Opinión
Francisco Asorey: la trascendencia del alma esculpida
El arte es la expresión de la bondad, como la sonrisa de Daniel en el Pórtico de la Gloria —la primera sonrisa humana de toda la estatuaria occidental—, y la obra de Francisco Asorey (1889-1961) es una manifestación sublime de esa bondad y de la profunda alma de Galicia. Considerado uno de los renovadores del arte gallego y figura esencial de la escultura española del siglo XX, homenajeado en la exposición Francisco Asorey, una recuperación necesaria en la Cidade da Cultura de Santiago de Compostela, un evento que subraya la vigencia de su legado hasta el 5 de abril de 2026.
Asorey fue un artista que padeció una cierto desestimación tras su muerte, pero su esencia se multiplica en sus reproducciones y en el espíritu de la Galicia romántica. Su trabajo no fue solo labrar, fue esculpir para hacer inmortales a las gentes que esculpió, entendiendo un lenguaje de inspiración. En su trayectoria, el artista de Cambados, como después harían Leiro o Manolo Paz, supo integrar las nuevas corrientes escultóricas europeas con la raíz gallega, convirtiendo la imaginería religiosa y la iconografía popular en arte monumental.
Su principal medio fue la madera policromada, con la que realizó en su taller de Santiago una serie de tallas con la mujer gallega como figura central. En ellas, Asorey experimentó con el color, aplicando la policromía de manera sutil y naturalista para dotar a las piezas de gran humanidad. Obras icónicas como Naiciña (1922) u O Tesouro (1924) desataron polémicas que se convirtieron en actos de afirmación nacionalista gallega. Su compromiso con la realidad más dura de su tierra se plasma en la ausente A Santa gallega (1925-1926), una figura desnuda que, con sus rasgos marcados por el trabajo, rechaza toda belleza superficial para mostrar un poderoso popularismo y un profundo simbolismo.
Influido inicialmente por el Noucentismo catalán y luego por la obra de Rodin, Asorey evolucionó hacia un lenguaje de volúmenes rotundos y un clasicismo que se transformó en expresionismo. Su posterior acercamiento a una escultura arcaizante y volumétrica, de inspiración románica, cimentó su estilo único. En 1918 se instaló en Santiago de Compostela y, desde su taller se convirtió en el «escultor da raza», llevando a las formas tangibles el espíritu de la Xeración Nós. El monumento al Padre Feijóo (1947) en el monasterio de Samos, el de San Francisco en Compostela o el de Curros Enríquez (1934) en A Coruña atestiguan su maestría también en la piedra, donde incluso ensayó el poscubismo y la poética de la oquedad.

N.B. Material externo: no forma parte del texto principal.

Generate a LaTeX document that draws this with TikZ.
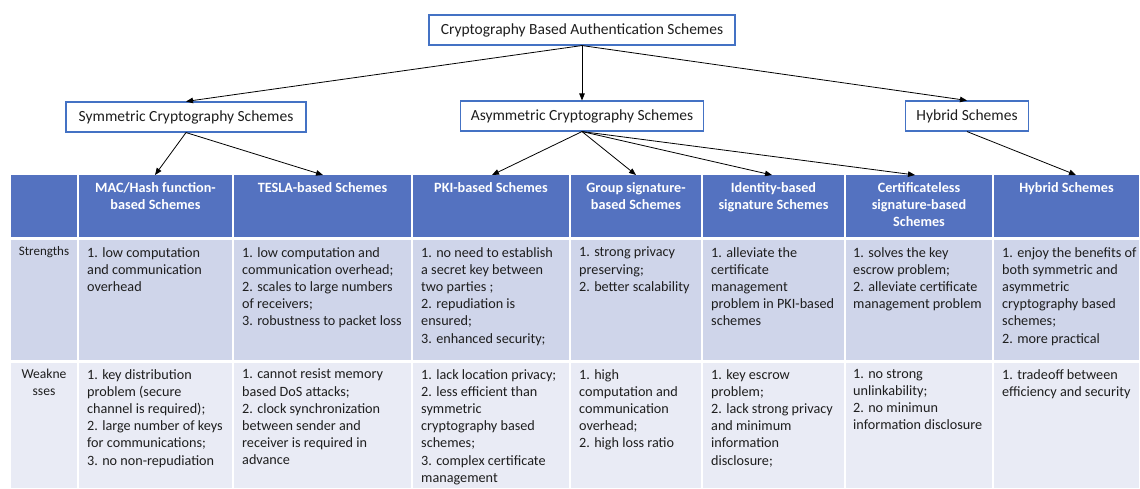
\documentclass[tikz,border=0pt]{standalone}
\usepackage{fontspec}
\setmainfont{Carlito}
\usetikzlibrary{arrows.meta,positioning}
\definecolor{boxblue}{RGB}{68,114,196}
\definecolor{hdrblue}{RGB}{84,114,192}
\definecolor{rowdark}{RGB}{207,213,234}
\definecolor{rowlight}{RGB}{233,235,245}
\definecolor{txt}{RGB}{30,30,30}

\begin{document}
\begin{tikzpicture}[x=1pt,y=-1pt,
  schemebox/.style={draw=boxblue, line width=1.1pt, fill=white, minimum height=30pt,
    inner xsep=8pt, font=\fontsize{15.5}{18}\selectfont, text=txt},
  arr/.style={-{Triangle[length=7pt,width=5.5pt]}, line width=0.8pt},
  hdrtext/.style={anchor=north, align=center, inner sep=0pt, text=white,
    font=\fontsize{14.2}{17.2}\selectfont\bfseries},
  celltext/.style={anchor=north west, align=left, inner sep=0pt, text=txt,
    font=\fontsize{14.2}{17.2}\selectfont},
  rowlabel/.style={anchor=north, align=center, inner sep=0pt, text=txt}]

\useasboundingbox (0,0) rectangle (1140,488);

% Celdas de la tabla: cabecera, fortalezas, debilidades
\foreach \xa/\xb in {10/78, 78/233, 233/412, 412/570, 570/702, 702/845, 845/993, 993/1140} {
  \fill[hdrblue]  (\xa+1,175) rectangle (\xb-1,237);
  \fill[rowdark]  (\xa+1,240) rectangle (\xb-1,360);
  \fill[rowlight] (\xa+1,363) rectangle (\xb-1,488);
}

% Cajas de la jerarquía
\node[schemebox, minimum width=306pt] (root)   at (582,30)  {Cryptography Based Authentication Schemes};
\node[schemebox, minimum width=240pt] (sym)    at (186,117) {Symmetric Cryptography Schemes};
\node[schemebox, minimum width=243pt] (asym)   at (582,116) {Asymmetric Cryptography Schemes};
\node[schemebox, minimum width=123pt] (hybrid) at (967,116) {Hybrid Schemes};

% Bordes superiores de las columnas
\coordinate (c2) at (155,175);
\coordinate (c3) at (323,175);
\coordinate (c4) at (492,175);
\coordinate (c5) at (636,175);
\coordinate (c6) at (772,175);
\coordinate (c7) at (915,175);
\coordinate (c8) at (1076,175);

% Flechas
\draw[arr] (root.south) -- (sym.north);
\draw[arr] (root.south) -- (asym.north);
\draw[arr] (root.south) -- (hybrid.north);
\draw[arr] (sym.south) -- (c2);
\draw[arr] (sym.south) -- (c3);
\foreach \c in {c4, c5, c6, c7} {
  \draw[arr] (asym.south) -- (\c);
}
\draw[arr] (hybrid.south) -- (c8);

% Cabecera
\node[hdrtext] (h2) at (155.5,182) {MAC/Hash function-\\based Schemes};
\node[hdrtext] (h3) at (322.5,182) {TESLA-based Schemes};
\node[hdrtext] (h4) at (491,182)   {PKI-based Schemes};
\node[hdrtext] (h5) at (636,182)   {Group signature-\\based Schemes};
\node[hdrtext] (h6) at (773.5,182) {Identity-based\\signature Schemes};
\node[hdrtext] (h7) at (919,182)   {Certificateless\\signature-based\\Schemes};
\node[hdrtext] (h8) at (1066.5,182) {Hybrid Schemes};

% Etiquetas de las filas
\node[rowlabel, font=\fontsize{13}{17.2}\selectfont] (lstr) at (44,246) {Strengths};
\node[rowlabel, font=\fontsize{13.6}{17.2}\selectfont] (lweak) at (44,369) {Weakne\\sses};

% Fortalezas
\node[celltext] (s2) at (87,247)   {1. low computation\\and communication\\overhead};
\node[celltext] (s3) at (242,247)  {1. low computation and\\communication overhead;\\2. scales to large numbers\\of receivers;\\3. robustness to packet loss};
\node[celltext] (s4) at (421,247)  {1. no need to establish\\a secret key between\\two parties ;\\2. repudiation is\\ensured;\\3. enhanced security;};
\node[celltext] (s5) at (579,247)  {1. strong privacy\\preserving;\\2. better scalability};
\node[celltext] (s6) at (711,247)  {1. alleviate the\\certificate\\management\\problem in PKI-based\\schemes};
\node[celltext] (s7) at (853,247)  {1. solves the key\\escrow problem;\\2. alleviate certificate\\management problem};
\node[celltext] (s8) at (1002,247) {1. enjoy the benefits of\\both symmetric and\\asymmetric\\cryptography based\\schemes;\\2. more practical};

% Debilidades
\node[celltext] (w2) at (87,369)   {1. key distribution\\problem (secure\\channel is required);\\2. large number of keys\\for communications;\\3. no non-repudiation};
\node[celltext] (w3) at (242,369)  {1. cannot resist memory\\based DoS attacks;\\2. clock synchronization\\between sender and\\receiver is required in\\advance};
\node[celltext] (w4) at (421,369)  {1. lack location privacy;\\2. less efficient than\\symmetric\\cryptography based\\schemes;\\3. complex certificate\\management};
\node[celltext] (w5) at (579,369)  {1. high\\computation and\\communication\\overhead;\\2. high loss ratio};
\node[celltext] (w6) at (711,369)  {1. key escrow\\problem;\\2. lack strong privacy\\and minimum\\information\\disclosure;};
\node[celltext] (w7) at (853,369)  {1. no strong\\unlinkability;\\2. no minimun\\information disclosure};
\node[celltext] (w8) at (1002,369) {1. tradeoff between\\efficiency and security};
\end{tikzpicture}
\end{document}
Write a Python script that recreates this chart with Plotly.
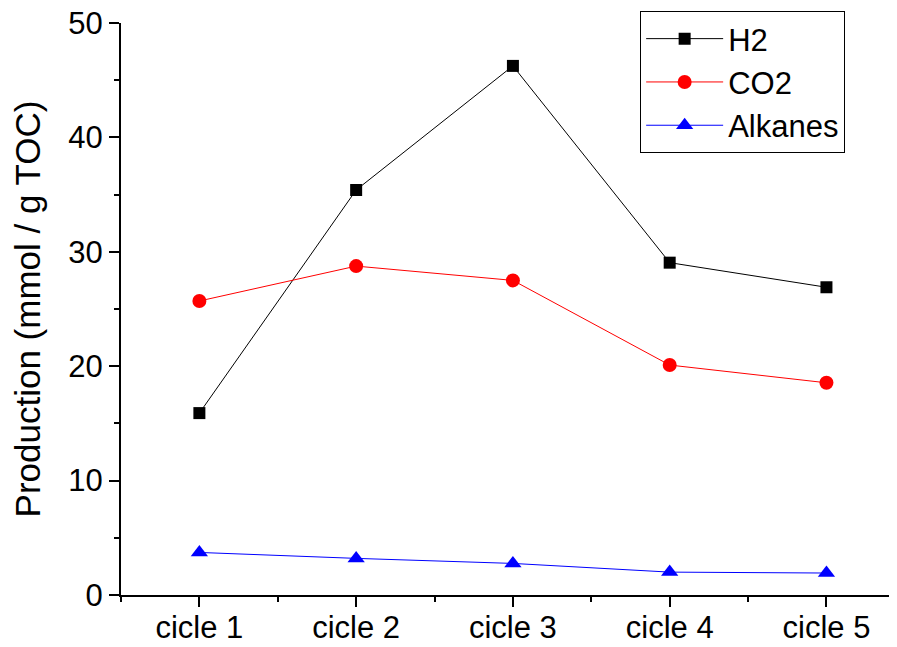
import plotly.graph_objects as go

categories = ["cicle 1", "cicle 2", "cicle 3", "cicle 4", "cicle 5"]
h2 = [15.9, 35.4, 46.25, 29.05, 26.9]
co2 = [25.7, 28.75, 27.5, 20.1, 18.55]
alkanes = [3.72, 3.2, 2.76, 2.0, 1.92]

xpos = list(range(len(categories)))
FONT = "Arial, Liberation Sans, sans-serif"

fig = go.Figure()
fig.add_trace(go.Scatter(x=xpos, y=h2, name="H2", mode="lines+markers",
                         line=dict(color="black", width=1),
                         marker=dict(symbol="square", size=12, color="black")))
fig.add_trace(go.Scatter(x=xpos, y=co2, name="CO2", mode="lines+markers",
                         line=dict(color="red", width=1),
                         marker=dict(symbol="circle", size=14, color="red")))
fig.add_trace(go.Scatter(x=xpos, y=alkanes, name="Alkanes", mode="lines+markers",
                         line=dict(color="blue", width=1),
                         marker=dict(symbol="triangle-up", size=15, color="blue")))

# page body has an 8px default margin, so the figure is sized 8px smaller
fig.update_layout(
    width=889, height=639,
    margin=dict(l=113, r=0, t=15, b=52, autoexpand=False),
    paper_bgcolor="white", plot_bgcolor="white",
    font=dict(family=FONT, size=31, color="black"),
    showlegend=True,
    legend=dict(x=0.669, y=1.021, xanchor="left", yanchor="top",
                bordercolor="black", borderwidth=1, bgcolor="white",
                font=dict(size=31), itemwidth=77, tracegroupgap=0),
    xaxis=dict(range=[-0.5, 4.45], tickmode="array", tickvals=xpos, ticktext=categories,
               automargin=False, ticklabeloverflow="allow",
               showline=True, linecolor="black", linewidth=2, showgrid=False, zeroline=False,
               ticks="outside", ticklen=10, tickwidth=2, tickcolor="black",
               ticklabelstandoff=-6,
               minor=dict(tickmode="array", tickvals=[-0.5, 0.5, 1.5, 2.5, 3.5],
                          ticks="outside", ticklen=5, tickwidth=2, tickcolor="black", showgrid=False),
               tickfont=dict(size=31)),
    yaxis=dict(range=[0, 50], dtick=10, tick0=0, automargin=False, ticklabeloverflow="allow",
               showline=True, linecolor="black", linewidth=2, showgrid=False, zeroline=False,
               ticks="outside", ticklen=10, tickwidth=2, tickcolor="black",
               minor=dict(dtick=5, ticks="outside", ticklen=5, tickwidth=2, tickcolor="black", showgrid=False),
               tickfont=dict(size=31),
               title=dict(text="Production (mmol / g TOC)\u00a0\u00a0", font=dict(size=35), standoff=20)),
)

fig.write_html("out.html")
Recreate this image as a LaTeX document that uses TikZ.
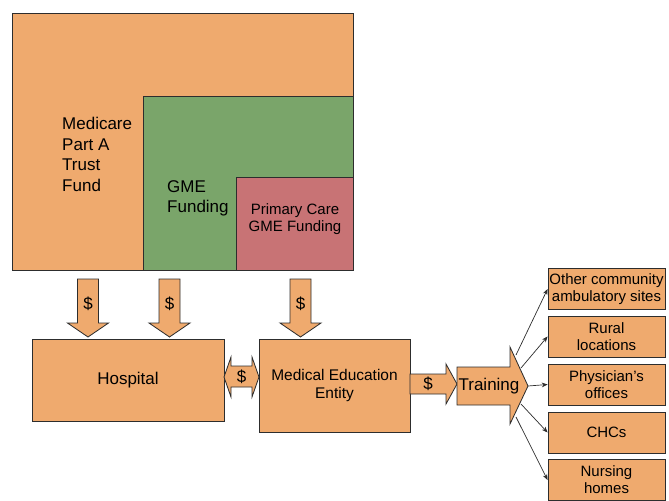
\documentclass[tikz,border=0pt]{standalone}
\usepackage{fontspec}
\setmainfont{Liberation Sans}
\usetikzlibrary{arrows.meta,positioning}
\definecolor{gmeorange}{RGB}{239,170,110}
\definecolor{gmegreen}{RGB}{122,165,106}
\definecolor{gmered}{RGB}{200,115,117}
\definecolor{gmeline}{RGB}{45,45,45}
\tikzset{
  pane/.style={draw=gmeline,line width=0.7pt},
  box/.style={pane,fill=gmeorange,align=center,inner sep=0pt},
  bigtext/.style={font=\fontsize{14.5}{17.5}\selectfont},
  midtext/.style={font=\fontsize{13.2}{16.2}\selectfont},
  smalltext/.style={font=\fontsize{12.8}{14.6}\selectfont},
  flow/.style={draw=gmeline,line width=0.6pt,-{Stealth[length=5pt,width=4pt]}}
}
\begin{document}
\begin{tikzpicture}[x=0.03cm,y=-0.03cm]
\useasboundingbox (0,0) rectangle (669,500);

\fill[fill=gmeorange] (12,13) rectangle (353,270);
\fill[fill=gmegreen] (143,96) rectangle (353,270);
\fill[fill=gmered] (236,177) rectangle (353,270);
\draw[pane] (143,270) -- (143,96) -- (353,96);
\draw[pane] (236,270) -- (236,177) -- (353,177);
\draw[pane] (12,13) rectangle (353,270);

\node (medicare) [anchor=north west,bigtext,align=left,inner sep=0pt] at (62,117) {Medicare\\Part A\\Trust\\Fund};
\node (gme) [anchor=north west,bigtext,align=left,inner sep=0pt] at (167,180) {GME\\Funding};
\node (primary) [smalltext,align=center] at (295,219) {Primary Care\\GME Funding};

\foreach \x in {88,169.5,300.5} {
\draw[pane,fill=gmeorange] (\x-10.5,279) -- (\x+10.5,279) -- (\x+10.5,323) -- (\x+20.5,323)
  -- (\x,337) -- (\x-20.5,323) -- (\x-10.5,323) -- cycle;
\node at (\x,304) [bigtext] {\$};
}

\node (hospital) [box,bigtext,minimum width=5.76cm,minimum height=2.46cm] at (128,380) {Hospital};
\node (mee) [box,midtext,minimum width=4.53cm,minimum height=2.79cm] at (334.5,385.5) {Medical Education\\Entity};

\draw[pane,fill=gmeorange] (224,377) -- (231,357) -- (231,366) -- (252,366) -- (252,357) -- (259,377)
  -- (252,397) -- (252,387) -- (231,387) -- (231,397) -- cycle;
\node (swap) at (241.5,377) [bigtext] {\$};

\draw[pane,fill=gmeorange] (410,374) -- (446,374) -- (446,364) -- (457,384) -- (446,404) -- (446,394) -- (410,394) -- cycle;
\node (pay) at (428,384) [bigtext] {\$};

\draw[pane,fill=gmeorange] (457,367) -- (510,367) -- (510,347) -- (528,386) -- (510,424) -- (510,405) -- (457,405) -- cycle;
\node (training) at (489,386) [bigtext,inner sep=0pt] {Training};

\node (s1) [box,smalltext,minimum width=3.51cm,minimum height=1.23cm] at (606.5,289) {Other community\\ambulatory sites};
\node (s2) [box,smalltext,minimum width=3.51cm,minimum height=1.23cm] at (606.5,336.5) {Rural\\locations};
\node (s3) [box,smalltext,minimum width=3.51cm,minimum height=1.23cm] at (606.5,384.5) {Physician’s\\offices};
\node (s4) [box,smalltext,minimum width=3.51cm,minimum height=1.23cm] at (606.5,432.5) {CHCs};
\node (s5) [box,smalltext,minimum width=3.51cm,minimum height=1.23cm] at (606.5,480) {Nursing\\homes};

\coordinate (t1) at (516,355);
\coordinate (t2) at (521,368);
\coordinate (t3) at (528,386);
\coordinate (t4) at (521,404);
\coordinate (t5) at (516,417);

\foreach \i in {1,2,3,4,5} {
\draw[flow] (t\i) -- (s\i.west);
};
\end{tikzpicture}
\end{document}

Esta exposición, el último gran proyecto expositivo del año en la Cidade da Cultura, inaugurada por el presidente Alfonso Rueda, permitirá apreciar el complejo universo creativo de Asorey, una figura imprescindible en la historia del arte gallego. Al reunir esculturas, bocetos, documentos y herramientas, la muestra busca contextualizar y dar a conocer la total relevancia de un artista cuya obra nos recuerda que, como decía Castelao (1886-1950), el camino hacia lo universal se conquista desde lo particular del país. La obra de Asorey es la traducción global de esa tierra que conquistó el mundo por sus gentes y que halló su alma entre la piedra y la madera.
La comisaría de esta muestra, que es de Miguel Fernández-Cid, crítico de arte y director del museo vigués MARCO, junto con la coordinación de Carmen Asorey, nieta del artista, subraya la complejidad y el alcance de un artista cuyo legado fue parcialmente oscurecido por el tiempo y la desidia. En este sentido, la recuperación es un acto de justicia: concebir y realizar esculturas es adaptar el mundo a otras formas, a las que hay que dar nuevos nombres si queremos comunicarlas.
Asorey logra la inmersión en la identidad gallega, en su historia y su dolor. Al contemplar sus figuras, entendemos que hay que detenerse ante un espacio que sigue siéndolo, aún ocupado por el arte, y que esta ocupación puede gritar con una educación maleada, llevando lo profundo a la superficie.